Namdo Righteous Army Museum
The Namdo Righteous Army Museum aims to capture the spirit of the non-hierarchical and informal structure of the righteous army.
Years of incremental growth have lent the place inherent qualities of being incomplete, asymmetrical, and fragmented. The proposal’s primary strategy is to unify these disparate parts into a museum complex by elevating the movement route and landscape as integral experience generators. The intervention facilitates the integration of the portions while retaining their distinct characteristics.
An open-air museum breathes new life into the former cultural park and open-air theatre that reflects the organisational structure of the righteous army. This museum celebrates the present while reclaiming the past and the memory of the existing buildings by designing it as a navigation experience through the landscape. Restoring and repurposing the existing buildings allows the museum to remain local while resisting globalisation.

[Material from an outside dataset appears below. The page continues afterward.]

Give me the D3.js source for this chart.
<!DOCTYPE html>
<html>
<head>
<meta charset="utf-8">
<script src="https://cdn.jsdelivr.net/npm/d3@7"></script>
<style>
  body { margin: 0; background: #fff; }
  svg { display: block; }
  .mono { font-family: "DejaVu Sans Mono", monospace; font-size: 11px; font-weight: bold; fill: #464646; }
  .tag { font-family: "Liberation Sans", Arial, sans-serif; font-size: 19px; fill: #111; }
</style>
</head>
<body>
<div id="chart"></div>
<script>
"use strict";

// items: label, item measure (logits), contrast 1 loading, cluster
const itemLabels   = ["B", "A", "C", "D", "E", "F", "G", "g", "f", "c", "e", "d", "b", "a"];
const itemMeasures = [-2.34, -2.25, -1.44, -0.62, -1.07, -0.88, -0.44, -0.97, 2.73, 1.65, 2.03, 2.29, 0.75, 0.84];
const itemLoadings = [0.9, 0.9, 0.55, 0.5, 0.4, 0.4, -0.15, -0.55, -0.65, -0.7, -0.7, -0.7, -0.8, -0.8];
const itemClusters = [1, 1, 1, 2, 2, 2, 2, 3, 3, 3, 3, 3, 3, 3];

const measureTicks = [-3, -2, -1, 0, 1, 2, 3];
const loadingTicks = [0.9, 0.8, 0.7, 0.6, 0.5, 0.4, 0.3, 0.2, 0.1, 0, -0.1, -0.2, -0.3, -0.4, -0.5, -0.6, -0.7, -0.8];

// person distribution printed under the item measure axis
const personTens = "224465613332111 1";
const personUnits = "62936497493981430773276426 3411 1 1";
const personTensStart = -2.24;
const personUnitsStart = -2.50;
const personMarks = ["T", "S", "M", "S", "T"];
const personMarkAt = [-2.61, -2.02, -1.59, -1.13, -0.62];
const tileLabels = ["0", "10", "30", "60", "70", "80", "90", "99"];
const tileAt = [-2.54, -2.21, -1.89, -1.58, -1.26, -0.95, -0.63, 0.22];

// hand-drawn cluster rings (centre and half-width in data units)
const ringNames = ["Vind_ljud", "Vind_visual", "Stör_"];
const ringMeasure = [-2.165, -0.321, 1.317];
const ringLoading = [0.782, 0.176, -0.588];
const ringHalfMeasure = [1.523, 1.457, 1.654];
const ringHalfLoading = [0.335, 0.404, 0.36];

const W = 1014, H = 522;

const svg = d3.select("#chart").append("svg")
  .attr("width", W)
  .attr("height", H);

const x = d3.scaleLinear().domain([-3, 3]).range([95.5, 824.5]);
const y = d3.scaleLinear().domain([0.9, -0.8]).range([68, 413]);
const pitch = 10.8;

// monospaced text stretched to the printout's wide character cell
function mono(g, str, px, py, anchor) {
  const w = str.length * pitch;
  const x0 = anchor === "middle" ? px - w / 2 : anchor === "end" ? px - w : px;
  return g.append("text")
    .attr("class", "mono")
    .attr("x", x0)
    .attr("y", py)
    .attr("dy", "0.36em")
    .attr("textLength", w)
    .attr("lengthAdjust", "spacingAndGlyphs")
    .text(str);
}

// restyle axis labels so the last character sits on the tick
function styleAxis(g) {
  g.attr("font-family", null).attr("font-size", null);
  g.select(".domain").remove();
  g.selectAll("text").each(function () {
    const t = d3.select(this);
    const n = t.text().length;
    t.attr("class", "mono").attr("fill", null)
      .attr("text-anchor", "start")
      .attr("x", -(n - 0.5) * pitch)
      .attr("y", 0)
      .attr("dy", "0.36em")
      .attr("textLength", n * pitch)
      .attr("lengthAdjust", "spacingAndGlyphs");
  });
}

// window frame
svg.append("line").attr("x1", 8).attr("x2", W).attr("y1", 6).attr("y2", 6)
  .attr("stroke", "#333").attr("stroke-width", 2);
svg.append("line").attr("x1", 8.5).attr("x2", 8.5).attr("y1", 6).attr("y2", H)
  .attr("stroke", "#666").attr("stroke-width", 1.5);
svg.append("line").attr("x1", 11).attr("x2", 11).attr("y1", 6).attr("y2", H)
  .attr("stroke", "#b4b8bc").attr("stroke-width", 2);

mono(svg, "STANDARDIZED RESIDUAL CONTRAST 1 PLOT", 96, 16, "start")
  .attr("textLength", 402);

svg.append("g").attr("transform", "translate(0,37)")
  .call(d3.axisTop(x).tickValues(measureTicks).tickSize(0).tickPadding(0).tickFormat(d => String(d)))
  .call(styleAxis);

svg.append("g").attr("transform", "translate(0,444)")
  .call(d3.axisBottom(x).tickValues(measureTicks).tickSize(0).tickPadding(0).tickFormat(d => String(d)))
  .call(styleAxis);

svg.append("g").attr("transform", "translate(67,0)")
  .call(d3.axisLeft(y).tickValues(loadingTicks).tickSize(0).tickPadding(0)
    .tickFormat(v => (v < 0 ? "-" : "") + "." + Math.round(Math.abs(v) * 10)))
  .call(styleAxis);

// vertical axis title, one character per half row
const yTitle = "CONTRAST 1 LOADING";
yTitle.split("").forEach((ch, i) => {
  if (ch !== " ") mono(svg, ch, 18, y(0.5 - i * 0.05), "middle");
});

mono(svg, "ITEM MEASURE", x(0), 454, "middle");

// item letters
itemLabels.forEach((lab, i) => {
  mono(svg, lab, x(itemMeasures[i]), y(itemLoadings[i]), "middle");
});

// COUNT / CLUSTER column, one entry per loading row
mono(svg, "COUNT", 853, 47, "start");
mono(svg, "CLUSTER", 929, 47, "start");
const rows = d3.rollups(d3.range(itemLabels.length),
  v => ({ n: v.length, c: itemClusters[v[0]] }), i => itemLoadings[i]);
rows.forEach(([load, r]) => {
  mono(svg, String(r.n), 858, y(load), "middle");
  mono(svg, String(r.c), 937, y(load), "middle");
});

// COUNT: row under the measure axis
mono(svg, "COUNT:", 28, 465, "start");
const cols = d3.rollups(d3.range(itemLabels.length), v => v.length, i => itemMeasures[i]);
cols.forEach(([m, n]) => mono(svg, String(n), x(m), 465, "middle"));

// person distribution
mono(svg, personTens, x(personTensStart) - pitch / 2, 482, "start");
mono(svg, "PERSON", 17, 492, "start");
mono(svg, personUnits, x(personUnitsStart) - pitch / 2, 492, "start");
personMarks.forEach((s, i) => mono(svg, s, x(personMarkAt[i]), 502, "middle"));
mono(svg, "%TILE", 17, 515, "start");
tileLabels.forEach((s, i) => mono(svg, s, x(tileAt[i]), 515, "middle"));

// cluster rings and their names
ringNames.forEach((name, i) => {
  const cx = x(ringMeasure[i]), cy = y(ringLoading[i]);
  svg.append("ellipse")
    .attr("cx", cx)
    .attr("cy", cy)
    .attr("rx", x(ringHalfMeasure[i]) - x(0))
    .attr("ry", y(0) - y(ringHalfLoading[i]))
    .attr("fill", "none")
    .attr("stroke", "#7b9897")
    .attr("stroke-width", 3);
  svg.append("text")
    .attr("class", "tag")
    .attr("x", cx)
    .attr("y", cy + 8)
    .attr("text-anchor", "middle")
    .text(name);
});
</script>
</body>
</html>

The site’s gateways provide multiple thresholds and form four quadrants that can accommodate a variety of programmes. The current hierarchy, through the museum is thus redistributed across the landscape. The scattered character of the building facilitates the traditional garden design method of “changing scenarios with changing methods” by curating a movement path through the landscape.

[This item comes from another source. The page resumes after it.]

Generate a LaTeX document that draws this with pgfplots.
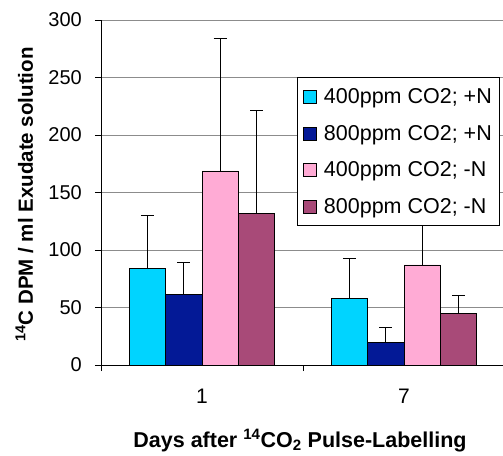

It integrates transformed traditional buildings with the landscape resources of the site. The museum complex, which faces east and overlooks the river, is connected to the Daya plain. It connects two bodies of water along the way: the river on the east and the reservoir on the west.
The journey through the thresholds (gateways) slowly builds up and the release is manifested as a viewing platform which opens onto the forest. A westward ascending route connects the platform to the museum stay, providing a panoramic view of the entire museum complex and the landscape.